For a month I've been dangling the area Special Olympics swim meet in front of her. The BIG DEAL of opening ceremonies. The day all her extended family was going to come watch her swim, and watch her stand on the podium to receive the coveted ribbon. The day to show off all the hard work she's put in these past 6 months.
So we get to the meet, and I need times so I can call the aunties and let them know what time to show up to watch Angela. Angela is anxious and excited. She's beaming and greets her coach with a hug. We're new to this team, so she doesn't know very many people, but she greets them anyway of course.
We look at the schedule, and don't see Angela listed anywhere. The coach is confused. The person who handled all the entries for the team isn't there yet, but surely she'll have it straightened out. The woman arrives, and I've never seen her before in my life. She doesn't recognize us either. She said she never received Angela's paperwork. I reminded her of the day she was not at practice because of a sick relative and another person was taking registrations. I handed it to that person. No..she never got it. Angela isn't registered for any events today, and no, the won't add her on. This also means she can't participate in the state meet next month.

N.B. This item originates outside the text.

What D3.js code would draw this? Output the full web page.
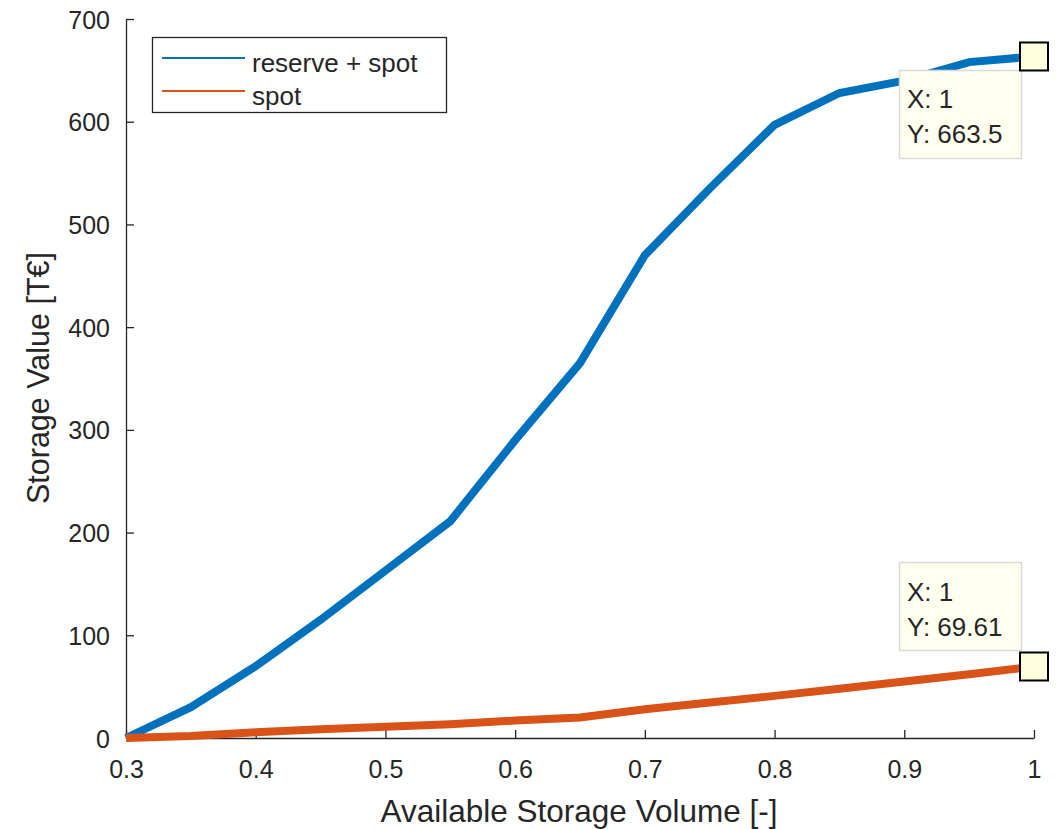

Getting her out the door for the rest of the season is going to be tough. She's not going to want to go. What for? In her eyes, what's in it for her?
I tried really hard to contain my anger this morning, and my tears. I know how disappointed Angela is going to be, and frankly, I'm just as disappointed myself. My child DESERVED to stand and get that flippin ribbon like everyone else. She has worked so hard. And HELLO!!! I have given up 3-5 nights per week to GET HER THERE!!!! I think my silence, and the death stares that accompanied them, spoke volumes to all involved. We walked out without saying a word of goodbye. Angela was silent on the way home. I looked in the rear view mirror, to see her staring out the window, one solitary tear rolling down her cheek.